- **TO BE DONE**
The records that follow are to be repeated exactly, with the pictures removed.

----------------------------------------

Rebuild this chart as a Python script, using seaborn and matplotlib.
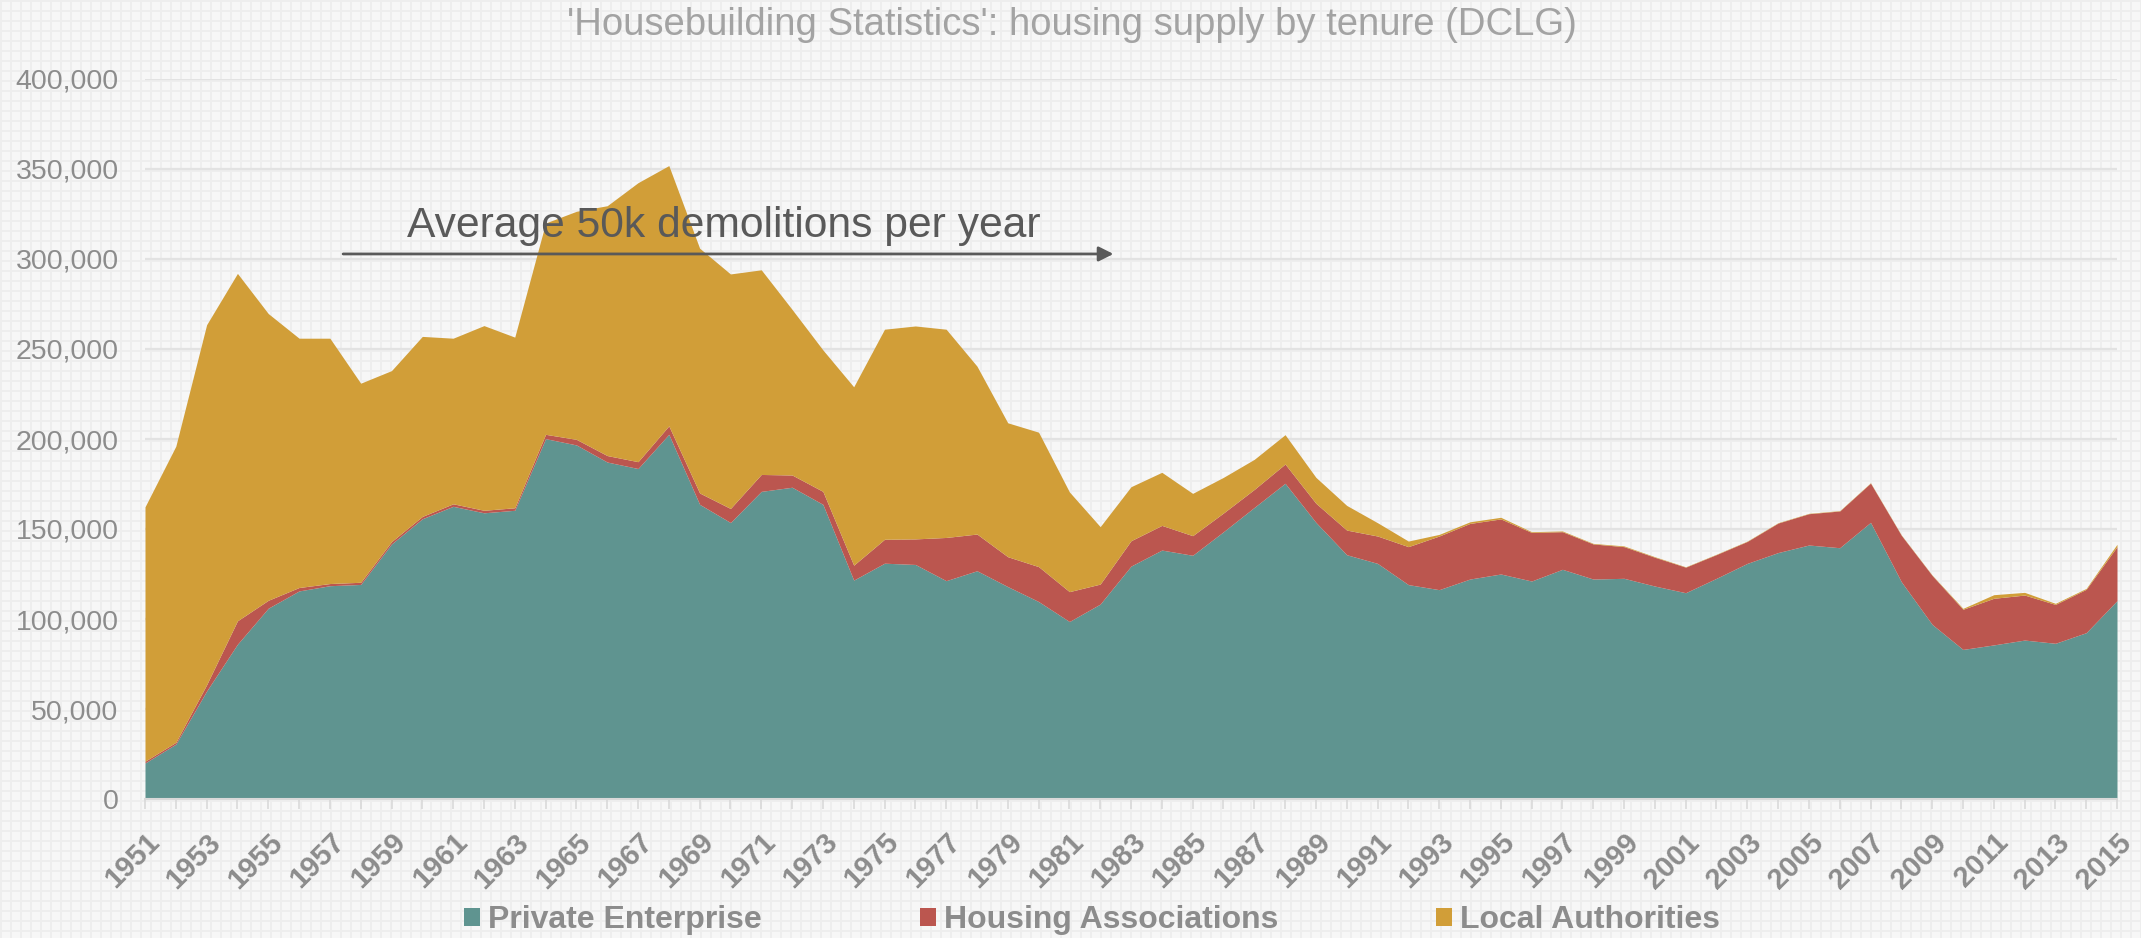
import numpy as np
import pandas as pd
import matplotlib
matplotlib.use("Agg")
import matplotlib.pyplot as plt
import seaborn as sns
from matplotlib.patches import Patch

# ---------------- data ----------------
years = list(range(1951, 2016))

private_enterprise = [
    20000, 30500, 60000, 86000, 106000, 115600, 118500, 119200, 141700, 155700,
    162600, 159000, 160400, 200200, 196700, 187200, 183600, 202600, 163700, 153600,
    170900, 173200, 163700, 121600, 131000, 130300, 121300, 126800, 118000, 109700,
    98600, 108300, 129400, 138300, 135400, 148500, 162000, 175400, 153700, 135700,
    130900, 119100, 116300, 122200, 125000, 121100, 127600, 122200, 122600, 118300,
    114600, 122600, 130900, 136900, 141100, 139600, 153700, 120700, 97000, 83100,
    85600, 88300, 86500, 92400, 110200,
]

housing_associations = [
    1000, 1000, 3500, 13000, 4400, 1900, 1200, 1200, 1300, 1300,
    1400, 1400, 1400, 2400, 3100, 3600, 3800, 4700, 6300, 7800,
    9400, 6800, 7200, 8300, 13300, 14200, 24000, 20400, 16600, 19400,
    16600, 11100, 14100, 13700, 10900, 10400, 10000, 10700, 10600, 13700,
    15200, 21100, 29800, 30900, 30600, 27000, 20900, 19500, 17600, 16000,
    14200, 13200, 12200, 16400, 17400, 20400, 21800, 25800, 27200, 22300,
    25900, 25000, 21600, 24100, 30000,
]

local_authorities = [
    141300, 164500, 200000, 193000, 159300, 138500, 136300, 110600, 95000, 100000,
    92000, 102600, 94800, 117400, 126700, 138800, 155000, 144600, 136000, 130300,
    113700, 92000, 78600, 99100, 116700, 118300, 115700, 93300, 74400, 74700,
    55400, 31900, 30000, 29500, 23500, 19800, 16700, 16300, 14400, 13700,
    7400, 3100, 900, 900, 900, 400, 400, 300, 400, 300,
    200, 200, 200, 200, 200, 200, 200, 200, 200, 500,
    2000, 1500, 600, 500, 1300,
]

series_names = ["Private Enterprise", "Housing Associations", "Local Authorities"]
series_colors = ["#5f9490", "#bb564f", "#d19e38"]

x_tick_labels = [str(y) if (y - 1951) % 2 == 0 else "" for y in years]
y_ticks = [0, 50000, 100000, 150000, 200000, 250000, 300000, 350000, 400000]

title_text = "'Housebuilding Statistics': housing supply by tenure (DCLG)"
note_text = "Average 50k demolitions per year"

df = pd.DataFrame({
    "Year": years,
    series_names[0]: private_enterprise,
    series_names[1]: housing_associations,
    series_names[2]: local_authorities,
})

# ---------------- style ----------------
sns.set_theme(style="white")
plt.rcParams["font.family"] = ["Liberation Sans", "DejaVu Sans"]

W, H = 2141, 938
fig = plt.figure(figsize=(W / 100, H / 100), dpi=100)
fig.patch.set_facecolor("#f7f7f7")

# fine checkered background
yy, xx = np.mgrid[0:H, 0:W]
mask = ((xx % 10) < 2) | ((yy % 10) < 2)
bg = np.empty((H, W, 3))
bg[:] = np.array([247, 247, 247]) / 255.0
bg[mask] = np.array([238, 238, 238]) / 255.0
fig.figimage(bg, xo=0, yo=0, zorder=-10)

ax = fig.add_axes([145 / W, 139 / H, (2117 - 145) / W, 720 / H])
ax.set_facecolor("none")

ax.stackplot(df["Year"], df[series_names[0]], df[series_names[1]], df[series_names[2]],
             colors=series_colors, linewidth=0, zorder=2)

ax.set_xlim(1951, 2015)
ax.set_ylim(0, 400000)

ax.set_axisbelow(True)
ax.yaxis.grid(True, color="#e2e2e2", linewidth=1.6)
ax.xaxis.grid(False)

for side in ["left", "right", "top"]:
    ax.spines[side].set_visible(False)
ax.spines["bottom"].set_color("#d9d9d9")
ax.spines["bottom"].set_linewidth(1.5)
ax.spines["bottom"].set_zorder(3)

ax.set_yticks(y_ticks)
ax.set_yticklabels([f"{v:,}" for v in y_ticks], fontsize=20.5, color="#8c8c8c")
ax.tick_params(axis="y", length=0, pad=19)

ax.set_xticks(years)
ax.set_xticklabels(x_tick_labels, rotation=45, ha="right", va="top",
                   rotation_mode="anchor", fontsize=21, fontweight="bold",
                   color="#8c8c8c")
ax.tick_params(axis="x", length=7, width=1.2, color="#d9d9d9", pad=14,
               bottom=True, direction="out")
ax.set_xlabel("")
ax.set_ylabel("")

# annotation arrow + text
ax.annotate("", xy=(1982.43, 302800), xytext=(1957.43, 302800),
            arrowprops=dict(arrowstyle="-|>", color="#595959", lw=2,
                            mutation_scale=22, shrinkA=0, shrinkB=0),
            zorder=5)
ax.text(1969.8, 312000, note_text, ha="center", va="baseline",
        fontsize=30.7, color="#595959", zorder=5)

# title
fig.text(1072 / W, 1 - 25 / H, title_text, ha="center", va="center",
         fontsize=27.5, color="#a3a3a3")

# legend
handles = [Patch(facecolor=c, edgecolor="none", label=n)
           for n, c in zip(series_names, series_colors)]
fig.legend(handles=handles, loc="center", bbox_to_anchor=(1092 / W, 1 - 920 / H),
           ncol=3, frameon=False, prop={"weight": "bold", "size": 23},
           labelcolor="#8c8c8c", handlelength=0.5, handleheight=0.5,
           handletextpad=0.25, columnspacing=4.94)

fig.savefig("out.png", dpi=100, facecolor=fig.get_facecolor())
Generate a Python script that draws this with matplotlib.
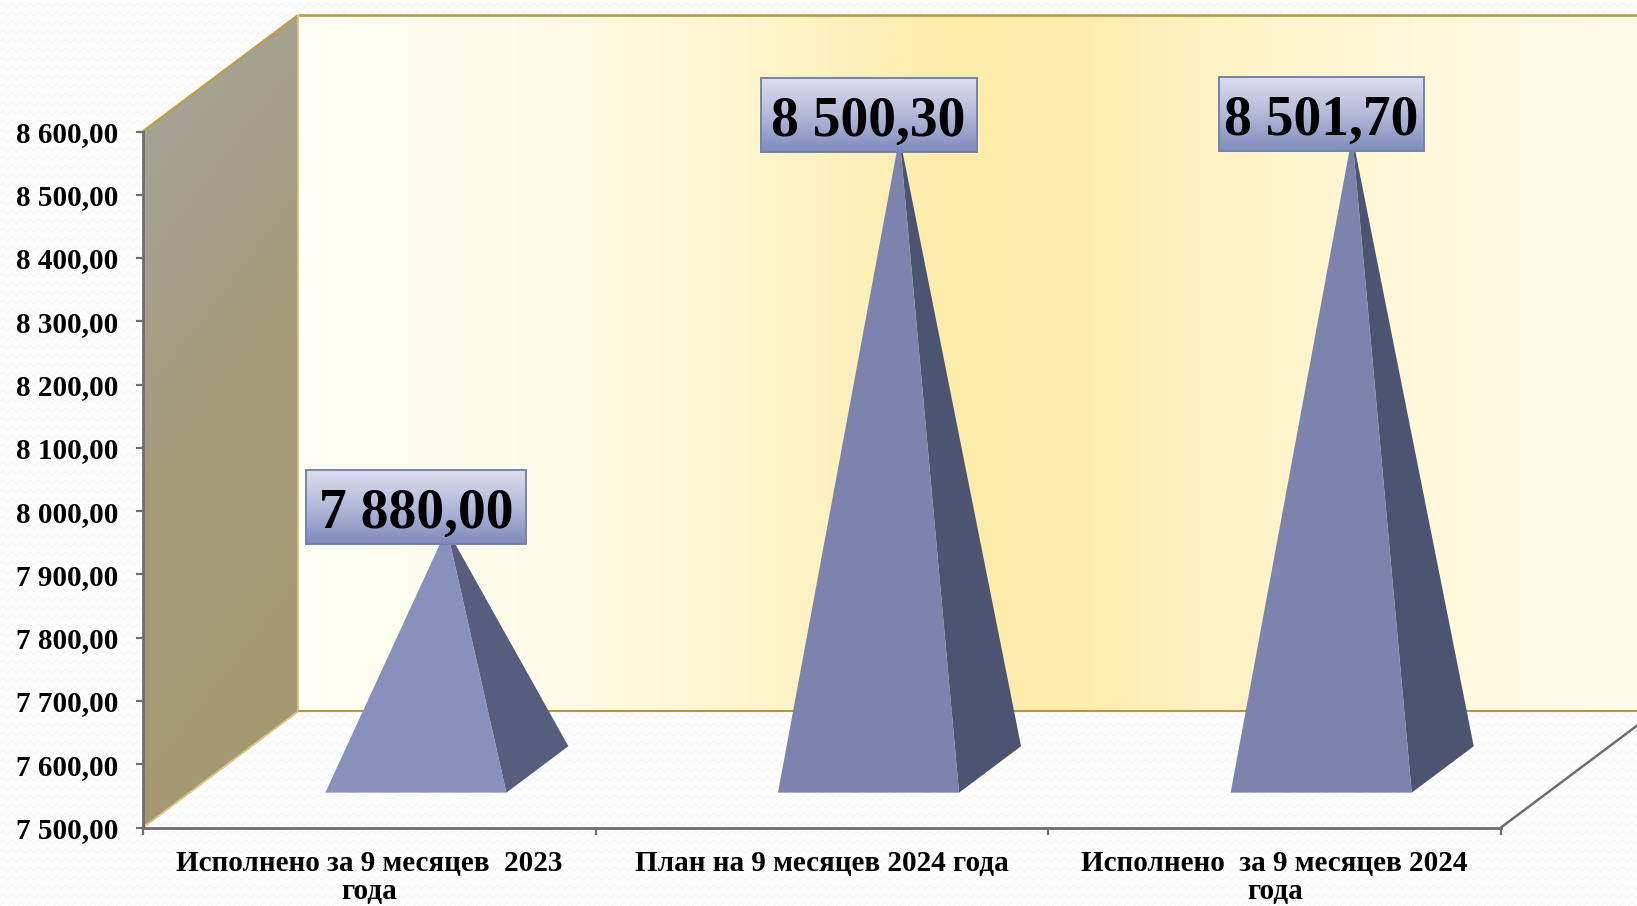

----------------------------------------

- **WRITTEN SOLUTION**
Rebuild this chart as a Python script, using seaborn and matplotlib.
import numpy as np
import pandas as pd
import matplotlib
matplotlib.use("Agg")
import matplotlib.pyplot as plt
import seaborn as sns
from matplotlib.patches import Patch

# ---------------- data ----------------
years = list(range(1951, 2016))

private_enterprise = [
    20000, 30500, 60000, 86000, 106000, 115600, 118500, 119200, 141700, 155700,
    162600, 159000, 160400, 200200, 196700, 187200, 183600, 202600, 163700, 153600,
    170900, 173200, 163700, 121600, 131000, 130300, 121300, 126800, 118000, 109700,
    98600, 108300, 129400, 138300, 135400, 148500, 162000, 175400, 153700, 135700,
    130900, 119100, 116300, 122200, 125000, 121100, 127600, 122200, 122600, 118300,
    114600, 122600, 130900, 136900, 141100, 139600, 153700, 120700, 97000, 83100,
    85600, 88300, 86500, 92400, 110200,
]

housing_associations = [
    1000, 1000, 3500, 13000, 4400, 1900, 1200, 1200, 1300, 1300,
    1400, 1400, 1400, 2400, 3100, 3600, 3800, 4700, 6300, 7800,
    9400, 6800, 7200, 8300, 13300, 14200, 24000, 20400, 16600, 19400,
    16600, 11100, 14100, 13700, 10900, 10400, 10000, 10700, 10600, 13700,
    15200, 21100, 29800, 30900, 30600, 27000, 20900, 19500, 17600, 16000,
    14200, 13200, 12200, 16400, 17400, 20400, 21800, 25800, 27200, 22300,
    25900, 25000, 21600, 24100, 30000,
]

local_authorities = [
    141300, 164500, 200000, 193000, 159300, 138500, 136300, 110600, 95000, 100000,
    92000, 102600, 94800, 117400, 126700, 138800, 155000, 144600, 136000, 130300,
    113700, 92000, 78600, 99100, 116700, 118300, 115700, 93300, 74400, 74700,
    55400, 31900, 30000, 29500, 23500, 19800, 16700, 16300, 14400, 13700,
    7400, 3100, 900, 900, 900, 400, 400, 300, 400, 300,
    200, 200, 200, 200, 200, 200, 200, 200, 200, 500,
    2000, 1500, 600, 500, 1300,
]

series_names = ["Private Enterprise", "Housing Associations", "Local Authorities"]
series_colors = ["#5f9490", "#bb564f", "#d19e38"]

x_tick_labels = [str(y) if (y - 1951) % 2 == 0 else "" for y in years]
y_ticks = [0, 50000, 100000, 150000, 200000, 250000, 300000, 350000, 400000]

title_text = "'Housebuilding Statistics': housing supply by tenure (DCLG)"
note_text = "Average 50k demolitions per year"

df = pd.DataFrame({
    "Year": years,
    series_names[0]: private_enterprise,
    series_names[1]: housing_associations,
    series_names[2]: local_authorities,
})

# ---------------- style ----------------
sns.set_theme(style="white")
plt.rcParams["font.family"] = ["Liberation Sans", "DejaVu Sans"]

W, H = 2141, 938
fig = plt.figure(figsize=(W / 100, H / 100), dpi=100)
fig.patch.set_facecolor("#f7f7f7")

# fine checkered background
yy, xx = np.mgrid[0:H, 0:W]
mask = ((xx % 10) < 2) | ((yy % 10) < 2)
bg = np.empty((H, W, 3))
bg[:] = np.array([247, 247, 247]) / 255.0
bg[mask] = np.array([238, 238, 238]) / 255.0
fig.figimage(bg, xo=0, yo=0, zorder=-10)

ax = fig.add_axes([145 / W, 139 / H, (2117 - 145) / W, 720 / H])
ax.set_facecolor("none")

ax.stackplot(df["Year"], df[series_names[0]], df[series_names[1]], df[series_names[2]],
             colors=series_colors, linewidth=0, zorder=2)

ax.set_xlim(1951, 2015)
ax.set_ylim(0, 400000)

ax.set_axisbelow(True)
ax.yaxis.grid(True, color="#e2e2e2", linewidth=1.6)
ax.xaxis.grid(False)

for side in ["left", "right", "top"]:
    ax.spines[side].set_visible(False)
ax.spines["bottom"].set_color("#d9d9d9")
ax.spines["bottom"].set_linewidth(1.5)
ax.spines["bottom"].set_zorder(3)

ax.set_yticks(y_ticks)
ax.set_yticklabels([f"{v:,}" for v in y_ticks], fontsize=20.5, color="#8c8c8c")
ax.tick_params(axis="y", length=0, pad=19)

ax.set_xticks(years)
ax.set_xticklabels(x_tick_labels, rotation=45, ha="right", va="top",
                   rotation_mode="anchor", fontsize=21, fontweight="bold",
                   color="#8c8c8c")
ax.tick_params(axis="x", length=7, width=1.2, color="#d9d9d9", pad=14,
               bottom=True, direction="out")
ax.set_xlabel("")
ax.set_ylabel("")

# annotation arrow + text
ax.annotate("", xy=(1982.43, 302800), xytext=(1957.43, 302800),
            arrowprops=dict(arrowstyle="-|>", color="#595959", lw=2,
                            mutation_scale=22, shrinkA=0, shrinkB=0),
            zorder=5)
ax.text(1969.8, 312000, note_text, ha="center", va="baseline",
        fontsize=30.7, color="#595959", zorder=5)

# title
fig.text(1072 / W, 1 - 25 / H, title_text, ha="center", va="center",
         fontsize=27.5, color="#a3a3a3")

# legend
handles = [Patch(facecolor=c, edgecolor="none", label=n)
           for n, c in zip(series_names, series_colors)]
fig.legend(handles=handles, loc="center", bbox_to_anchor=(1092 / W, 1 - 920 / H),
           ncol=3, frameon=False, prop={"weight": "bold", "size": 23},
           labelcolor="#8c8c8c", handlelength=0.5, handleheight=0.5,
           handletextpad=0.25, columnspacing=4.94)

fig.savefig("out.png", dpi=100, facecolor=fig.get_facecolor())
Generate a Python script that draws this with matplotlib.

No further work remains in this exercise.